The single biggest mistake is letting paint dry inside the ferrule. Acrylic paint that sets between the bristles and the metal splays the tip permanently. Keep brushes moving while painting and swirl them in water frequently during a session. You do not need fancy brush cleaner for regular acrylic work; plain water works fine as long as you use it.

See the wet palette guide for a technique that keeps your paint from drying out on your palette, which also means you spend less time rinsing brushes mid-stroke to dilute thickening paint.

At the end of a session, wipe the brush on a paper towel, rinse in water, reshape the tip with your fingers, and store flat or bristles-up. Some painters use brush soap (original The Masters Brush Cleaner is a common choice) for a deeper weekly clean.

Never store brushes bristles-down in a jar or cup. The tip bends under the weight and holds that shape permanently.

Thinning Paint and Brush Load

Brush choice and paint consistency are linked. A thick, undermixed paint clogs bristles, dries unevenly, and hides detail. Properly thinned paint flows off the brush predictably and lets you control placement.

Read through how to thin your paints before you do much brush work; paint consistency affects how every brush performs, not just the fine detail ones.

For drybrushing, the technique goes the other direction: you want almost no paint on the brush, wiped to near-dryness on a paper towel, then dragged lightly across raised texture. A dedicated flat drybrush makes this much easier to control than trying it with a round. Keep a stiff cheap brush set aside only for this.

Understanding the difference between how a basecoat paint loads versus how a wash or contrast paint flows also changes which brush you reach for. Miniature paints explained covers those distinctions in detail.

Building Your Kit Over Time

Start with three brushes as described above. After painting ten to fifteen miniatures, you will have a clearer sense of where you want more precision or more coverage. That is when to expand.

Common next additions:

  • A size 2 round for faster coverage on larger models or vehicles
  • A second size 1 dedicated to washes, so you are not cleaning the brush between every step
  • A fine liner brush for freehand if you want to try banners or text

Avoid novelty brushes until you have a specific use in mind. Fan brushes, bent-handle brushes, and extra-long filbert shapes all have uses in other painting disciplines but rarely pay off for most miniature work.

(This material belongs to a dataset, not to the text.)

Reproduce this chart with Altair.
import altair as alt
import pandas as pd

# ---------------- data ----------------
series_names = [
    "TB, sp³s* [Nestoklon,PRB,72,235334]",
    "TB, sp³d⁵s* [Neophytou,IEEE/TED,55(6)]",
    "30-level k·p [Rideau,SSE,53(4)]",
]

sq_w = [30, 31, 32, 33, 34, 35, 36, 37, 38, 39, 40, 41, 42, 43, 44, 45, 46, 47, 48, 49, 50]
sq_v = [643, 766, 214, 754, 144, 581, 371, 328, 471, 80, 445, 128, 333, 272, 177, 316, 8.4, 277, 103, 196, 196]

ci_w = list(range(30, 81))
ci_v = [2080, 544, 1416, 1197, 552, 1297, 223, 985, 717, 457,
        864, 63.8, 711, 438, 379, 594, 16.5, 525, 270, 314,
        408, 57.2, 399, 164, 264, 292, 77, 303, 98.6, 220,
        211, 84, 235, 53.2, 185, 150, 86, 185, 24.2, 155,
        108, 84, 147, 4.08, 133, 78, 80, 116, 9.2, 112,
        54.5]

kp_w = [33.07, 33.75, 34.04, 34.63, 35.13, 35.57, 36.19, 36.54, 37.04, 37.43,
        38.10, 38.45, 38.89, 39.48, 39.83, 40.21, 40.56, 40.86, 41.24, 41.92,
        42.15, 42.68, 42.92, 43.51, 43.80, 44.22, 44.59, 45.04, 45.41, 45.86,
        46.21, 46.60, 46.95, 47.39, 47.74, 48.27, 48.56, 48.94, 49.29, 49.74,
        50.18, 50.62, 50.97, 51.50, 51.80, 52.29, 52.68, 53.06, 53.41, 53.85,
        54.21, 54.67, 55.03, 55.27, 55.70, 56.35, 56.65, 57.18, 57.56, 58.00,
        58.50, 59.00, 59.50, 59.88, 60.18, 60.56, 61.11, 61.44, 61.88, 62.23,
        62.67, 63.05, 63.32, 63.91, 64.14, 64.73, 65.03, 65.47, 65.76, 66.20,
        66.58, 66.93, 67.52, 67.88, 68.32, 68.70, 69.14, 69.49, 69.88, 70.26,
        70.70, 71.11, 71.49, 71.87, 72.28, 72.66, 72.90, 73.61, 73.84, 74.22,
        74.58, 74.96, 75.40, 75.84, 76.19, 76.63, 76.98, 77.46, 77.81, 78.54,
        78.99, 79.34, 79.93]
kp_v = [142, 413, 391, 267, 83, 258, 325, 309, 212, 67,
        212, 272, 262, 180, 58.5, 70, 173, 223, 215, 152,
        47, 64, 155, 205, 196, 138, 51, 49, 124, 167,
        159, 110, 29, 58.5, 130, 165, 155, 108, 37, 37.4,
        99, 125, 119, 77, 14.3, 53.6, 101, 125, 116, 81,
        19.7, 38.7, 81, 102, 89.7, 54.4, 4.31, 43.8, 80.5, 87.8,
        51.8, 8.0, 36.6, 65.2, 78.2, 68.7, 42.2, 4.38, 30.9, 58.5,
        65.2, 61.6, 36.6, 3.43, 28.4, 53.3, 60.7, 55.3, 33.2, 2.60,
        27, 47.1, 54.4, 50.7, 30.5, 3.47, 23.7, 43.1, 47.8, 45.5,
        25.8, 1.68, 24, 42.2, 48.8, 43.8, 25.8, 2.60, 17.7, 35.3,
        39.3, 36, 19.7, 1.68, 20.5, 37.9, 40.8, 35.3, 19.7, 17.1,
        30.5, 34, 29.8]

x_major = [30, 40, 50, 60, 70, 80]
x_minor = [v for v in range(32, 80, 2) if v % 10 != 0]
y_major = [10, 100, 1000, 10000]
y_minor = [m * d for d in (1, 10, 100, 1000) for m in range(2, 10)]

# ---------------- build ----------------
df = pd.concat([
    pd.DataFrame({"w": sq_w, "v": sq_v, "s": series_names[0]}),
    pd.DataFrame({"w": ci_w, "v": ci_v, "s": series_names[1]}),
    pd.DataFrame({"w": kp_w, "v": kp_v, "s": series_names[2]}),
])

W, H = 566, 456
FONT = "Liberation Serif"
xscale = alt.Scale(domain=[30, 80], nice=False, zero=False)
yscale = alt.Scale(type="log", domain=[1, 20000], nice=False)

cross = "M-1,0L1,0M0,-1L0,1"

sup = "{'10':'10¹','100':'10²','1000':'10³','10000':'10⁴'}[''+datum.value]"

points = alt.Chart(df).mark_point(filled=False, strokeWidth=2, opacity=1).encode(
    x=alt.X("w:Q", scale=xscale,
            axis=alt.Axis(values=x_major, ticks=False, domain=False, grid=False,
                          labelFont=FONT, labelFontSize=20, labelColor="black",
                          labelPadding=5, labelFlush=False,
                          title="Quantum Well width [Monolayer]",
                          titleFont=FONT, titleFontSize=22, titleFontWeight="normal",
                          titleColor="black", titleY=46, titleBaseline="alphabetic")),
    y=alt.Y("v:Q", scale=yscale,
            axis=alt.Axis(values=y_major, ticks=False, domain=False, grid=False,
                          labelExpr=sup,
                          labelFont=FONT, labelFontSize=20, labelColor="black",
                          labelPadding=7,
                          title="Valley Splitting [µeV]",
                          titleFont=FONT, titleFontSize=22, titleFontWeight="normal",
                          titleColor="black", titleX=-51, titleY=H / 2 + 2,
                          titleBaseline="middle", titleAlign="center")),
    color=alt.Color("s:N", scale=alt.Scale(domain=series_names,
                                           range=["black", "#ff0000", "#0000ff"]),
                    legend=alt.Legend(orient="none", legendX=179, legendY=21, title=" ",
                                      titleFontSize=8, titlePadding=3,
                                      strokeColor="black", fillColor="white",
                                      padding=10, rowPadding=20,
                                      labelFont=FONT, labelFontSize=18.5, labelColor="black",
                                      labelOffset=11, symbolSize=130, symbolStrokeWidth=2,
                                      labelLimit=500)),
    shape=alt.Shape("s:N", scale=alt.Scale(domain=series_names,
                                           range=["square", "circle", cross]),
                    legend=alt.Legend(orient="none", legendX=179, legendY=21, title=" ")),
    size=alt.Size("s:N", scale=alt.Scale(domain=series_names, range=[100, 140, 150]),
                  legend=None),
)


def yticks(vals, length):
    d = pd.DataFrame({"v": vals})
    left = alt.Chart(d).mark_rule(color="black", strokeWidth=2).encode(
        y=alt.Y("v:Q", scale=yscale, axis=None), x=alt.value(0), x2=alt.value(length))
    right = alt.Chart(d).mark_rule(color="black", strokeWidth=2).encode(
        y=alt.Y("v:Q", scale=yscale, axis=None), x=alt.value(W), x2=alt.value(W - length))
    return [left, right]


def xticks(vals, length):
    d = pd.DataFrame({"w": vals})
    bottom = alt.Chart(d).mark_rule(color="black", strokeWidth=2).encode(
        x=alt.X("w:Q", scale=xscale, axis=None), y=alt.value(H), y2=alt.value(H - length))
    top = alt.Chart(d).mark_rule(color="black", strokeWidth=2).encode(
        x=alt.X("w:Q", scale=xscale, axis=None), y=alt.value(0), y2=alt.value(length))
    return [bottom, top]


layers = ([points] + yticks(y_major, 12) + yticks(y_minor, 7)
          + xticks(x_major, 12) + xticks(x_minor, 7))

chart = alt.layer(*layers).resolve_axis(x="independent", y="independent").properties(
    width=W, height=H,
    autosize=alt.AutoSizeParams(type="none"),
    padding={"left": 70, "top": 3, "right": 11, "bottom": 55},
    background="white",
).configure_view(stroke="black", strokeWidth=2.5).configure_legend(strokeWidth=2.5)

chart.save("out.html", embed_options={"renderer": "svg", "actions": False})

Price does not always track quality in this hobby. Some brushes from large artist-supply brands are excellent; some expensive miniature-brand brushes are mediocre. Read reviews from other mini painters specifically (not watercolourists or oil painters, whose needs differ), and start with one brush from an unfamiliar brand before buying a full set.

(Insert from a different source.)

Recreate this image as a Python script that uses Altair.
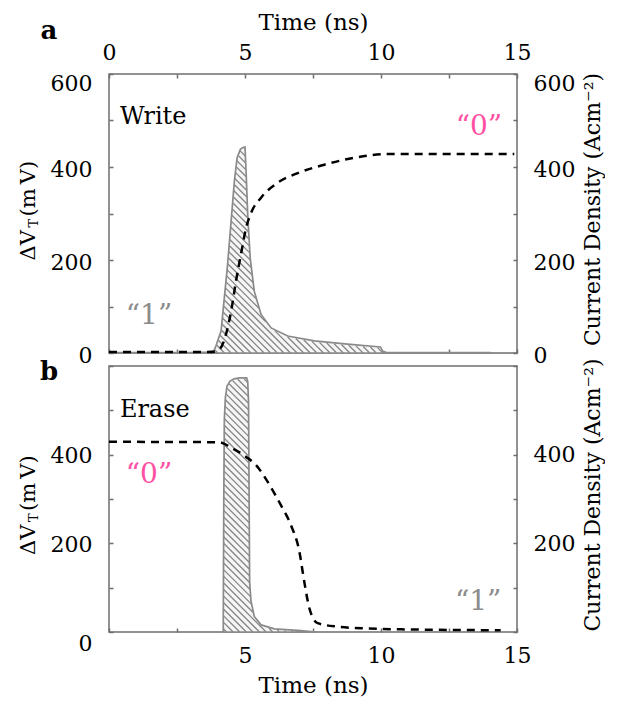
import altair as alt
import numpy as np
import pandas as pd

# ---------------- data ----------------
# (a) Write : current density pulse (hatched) and threshold shift (dashed)
a_cur_t = [0.0, 3.0, 3.6, 3.86, 3.93, 4.12, 4.24, 4.36, 4.49, 4.61, 4.71, 4.83, 4.92, 5.0,
           5.04, 5.10, 5.19, 5.34, 5.59, 5.96, 6.57, 7.55, 8.77, 9.98, 10.06, 10.2, 14.0]
a_cur_j = [1, 1, 2, 5, 15, 47, 119, 190, 284, 370, 420, 438, 442, 443,
           391, 298, 205, 133, 83, 54, 36.5, 26, 19, 13, 4, 1, 1]
a_dv_t = [0.0, 3.75, 4.06, 4.30, 4.49, 4.67, 4.85, 5.04, 5.22, 5.59, 6.20, 6.94, 7.92, 9.02, 10.24, 14.9]
a_dv_v = [2, 2, 8, 40, 90, 155, 212, 269, 301, 334, 366, 387, 405, 420, 428, 428]

# (b) Erase
b_cur_t = [4.20, 4.22, 4.24, 4.28, 4.34, 4.45, 4.60, 4.80, 5.06, 5.10, 5.13, 5.17, 5.22,
           5.34, 5.59, 6.08, 7.06, 7.6]
b_cur_j = [0, 300, 480, 530, 555, 566, 571, 573, 573, 565, 520, 113, 70,
           35, 16, 7, 3, 0]
b_dv_t = [0.0, 4.06, 4.49, 5.04, 5.40, 5.83, 6.32, 6.69, 7.00, 7.18, 7.37, 7.67, 8.41, 9.51, 10.74, 14.4]
b_dv_v = [429, 428, 416, 395, 377, 339, 286, 241, 181, 113, 53, 20, 12, 8, 6, 4]

# annotations (label, time, value)
a_notes_black = (["Write"], [0.40], [508])
a_notes_pink = (["\u201c0\u201d"], [13.6], [486])
a_notes_grey = (["\u201c1\u201d"], [1.47], [80])
b_notes_black = (["Erase"], [0.40], [501])
b_notes_pink = (["\u201c0\u201d"], [1.47], [354])
b_notes_grey = (["\u201c1\u201d"], [13.57], [68])

X_TICKS = [0, 2.5, 5, 7.5, 10, 12.5, 15]
Y_TICKS = [0, 100, 200, 300, 400, 500, 600]

# ---------------- styling ----------------
FONT = "DejaVu Serif"
W = 408
HA = 279
HB = 266
PINK = "#ff4fa3"
GREY = "#8c8c8c"
FRAME = "#6e6e6e"
LS = 22  # tick label size


def hatch_segments(ts, js, H, spacing_px=6.6):
    """Diagonal hatch lines clipped to the area under the (linear) curve."""
    ts = np.asarray(ts, float)
    js = np.asarray(js, float)
    pxn = W / 15.0
    pxu = H / 600.0
    k = pxn / pxu
    step = spacing_px / pxn
    top = js.max()
    rows = []
    c = ts[0] + step / 2
    while c < ts[-1] + top / k:
        x = np.linspace(c - top / k, c, 4000)
        y = k * (c - x)
        f = np.interp(x, ts, js, left=0.0, right=0.0)
        inside = (y <= f - 2.0) & (f > 2.0)
        d = np.diff(np.concatenate([[0], inside.astype(int), [0]]))
        starts = np.flatnonzero(d == 1)
        ends = np.flatnonzero(d == -1)
        for s, e in zip(starts, ends):
            if e - s > 3:
                rows.append({"x": x[s], "y": y[s], "x2": x[e - 1], "y2": y[e - 1]})
        c += step
    return pd.DataFrame(rows)


def y_axis(orient, expr, pad, offset_test=None):
    kw = dict(orient=orient, values=Y_TICKS, labelExpr=expr, tickSize=4, offset=-4,
              domain=False, grid=False, labelPadding=pad, labelFont=FONT,
              labelFontSize=LS, labelColor="black", tickColor=FRAME, tickWidth=1.5,
              labelOverlap=False, labelFlush=False, title=None)
    if offset_test:
        kw["labelOffset"] = {"condition": {"test": offset_test[0], "value": offset_test[1]},
                             "value": offset_test[2]}
    return alt.Axis(**kw)


def x_axis(orient, expr, pad, title=None, labels=True, title_pad=8):
    kw = dict(orient=orient, values=X_TICKS, tickSize=4, offset=-4, domain=False, grid=False,
              labelPadding=pad, labelFont=FONT, labelFontSize=LS, labelColor="black",
              tickColor=FRAME, tickWidth=1.5, labelOverlap=False, labelFlush=False,
              labels=labels)
    if labels:
        kw["labelExpr"] = expr
    if title:
        kw.update(title=title, titleFont=FONT, titleFontSize=23, titleFontWeight="normal",
                  titleColor="black", titlePadding=title_pad)
    else:
        kw["title"] = None
    return alt.Axis(**kw)


def px_text(label, x, y, size, angle=0, align="center", baseline="middle", bold=False,
            color="black"):
    df = pd.DataFrame({"label": [label]})
    return alt.Chart(df).mark_text(font=FONT, fontSize=size, angle=angle, align=align,
                                   baseline=baseline, color=color,
                                   fontWeight="bold" if bold else "normal").encode(
        x=alt.value(x), y=alt.value(y), text="label:N")


def panel(cur_t, cur_j, dv_t, dv_v, notes, H, ax_x_main, ax_y_main, ax_x_other, ax_y_other,
          letter, letter_y, title_shift):
    xs = alt.Scale(domain=[0, 15], nice=False, zero=False)
    ys = alt.Scale(domain=[0, 600], nice=False, zero=False)

    def X(f):
        return alt.X(f, type="quantitative", scale=xs, axis=ax_x_main)

    def Y(f):
        return alt.Y(f, type="quantitative", scale=ys, axis=ax_y_main)

    cur = pd.DataFrame({"t": cur_t, "j": cur_j})
    dv = pd.DataFrame({"t": dv_t, "v": dv_v})
    hat = hatch_segments(cur_t, cur_j, H)

    fill = alt.Chart(cur).mark_area(fill="#f6f6f6", interpolate="linear").encode(x=X("t"), y=Y("j"))
    hatch = alt.Chart(hat).mark_rule(color="#858585", strokeWidth=1.3).encode(
        x=X("x"), y=Y("y"), x2="x2", y2="y2")
    outline = alt.Chart(cur).mark_area(fillOpacity=0, stroke="#8a8a8a", strokeWidth=1.7,
                                       interpolate="linear").encode(x=X("t"), y=Y("j"))
    line = alt.Chart(dv).mark_line(color="black", strokeWidth=2.5, strokeDash=[8, 6],
                                   interpolate="monotone").encode(x=X("t"), y=Y("v"))

    layers = [fill, hatch, outline, line]
    for (labs, ts, vs), color, size, align in notes:
        df = pd.DataFrame({"label": labs, "t": ts, "v": vs})
        layers.append(alt.Chart(df).mark_text(font=FONT, fontSize=size, color=color, align=align,
                                              baseline="middle").encode(
            x=X("t"), y=Y("v"), text="label:N"))

    # panel letter
    layers.append(px_text(letter, -60, letter_y, 26, baseline="alphabetic", bold=True))
    # left title  ΔV_T (m V) built from pieces (reads bottom to top)
    yb = H / 2 + 52 + title_shift
    layers.append(px_text("\u0394V", -80, yb, 21, angle=270, align="left"))
    layers.append(px_text("T", -75, yb - 33, 13, angle=270, align="left"))
    layers.append(px_text("(m\u2009V)", -80, yb - 44, 21, angle=270, align="left"))
    # right title
    layers.append(px_text("Current Density (Acm\u207b\u00b2)", W + 76, H / 2 - 4, 22, angle=270))

    inner = alt.layer(*layers)
    dummy = alt.Chart(dv).mark_line(opacity=0).encode(
        x=alt.X("t:Q", scale=xs, axis=ax_x_other),
        y=alt.Y("v:Q", scale=ys, axis=ax_y_other))
    return alt.layer(inner, dummy).resolve_scale(x="independent", y="independent").properties(
        width=W, height=H)


notes_a = [(a_notes_black, "black", 24, "left"), (a_notes_pink, PINK, 28, "center"),
           (a_notes_grey, GREY, 28, "center")]
notes_b = [(b_notes_black, "black", 24, "left"), (b_notes_pink, PINK, 28, "center"),
           (b_notes_grey, GREY, 28, "center")]

pa = panel(a_cur_t, a_cur_j, a_dv_t, a_dv_v, notes_a, HA,
           x_axis("top", "datum.value % 5 == 0 ? datum.label : ''", 10, title="Time (ns)",
                  title_pad=7),
           y_axis("left", "datum.value % 200 == 0 ? datum.label : ''", 17,
                  ("datum.value == 600", 9, 2)),
           x_axis("bottom", "", 0, labels=False),
           y_axis("right", "datum.value % 200 == 0 ? datum.label : ''", 16,
                  ("datum.value == 600", 9, 2)),
           "a", -35, -5)

pb = panel(b_cur_t, b_cur_j, b_dv_t, b_dv_v, notes_b, HB,
           x_axis("bottom", "(datum.value % 5 == 0 && datum.value > 0) ? datum.label : ''", 13,
                  title="Time (ns)", title_pad=8),
           y_axis("left", "(datum.value % 200 == 0 && datum.value < 600) ? datum.label : ''", 17,
                  ("datum.value == 0", 11, 1)),
           None,
           y_axis("right", "(datum.value % 200 == 0 && datum.value > 0 && datum.value < 600) ? datum.label : ''", 16),
           "b", 14, 4)

chart = alt.vconcat(pa, pb, spacing=13, bounds="flush").configure_view(
    stroke=FRAME, strokeWidth=1.5).properties(
    padding={"left": 9, "top": 2, "right": 0, "bottom": 0}, background="white")

chart.save("out.html", embed_options={"renderer": "svg", "actions": False})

Frequently Asked Questions

What is the most important brush to buy first?

A size 1 round with a good tip. It handles basecoating, layering, and most detail work on standard 28-32mm miniatures. If you can only buy one brush, that is the one.

Is there a real difference between cheap and expensive brushes?

Yes, but it is mostly in durability and tip snap rather than what you can accomplish right away. A cheap synthetic with a clean tip can produce results as good as a Kolinsky on your first few minis. Expensive brushes earn their cost by staying useful for longer, not by making the work easier on day one.

How do I know if my brush tip has gone bad?

Wet the bristles and check if they form a single clean point. If the tip fans out, bends sideways, or splits into two points, the brush is past its best. You can sometimes rescue a frayed tip with brush soap and reshaping, but a badly bent tip rarely recovers fully.

Can I use the same brush for drybrushing and regular painting?

It is possible but a bad habit. Drybrushing destroys tips quickly. Keep a dedicated stiff flat brush for drybrushing so your good rounds stay sharp.

Do I need different brushes for washes and contrast paints?

Not strictly, but a softer brush with a larger belly makes it easier to flow wash into recesses without streaking. Some painters use a second size 1 or a small round dedicated to washes. It saves cleaning time more than it changes the result.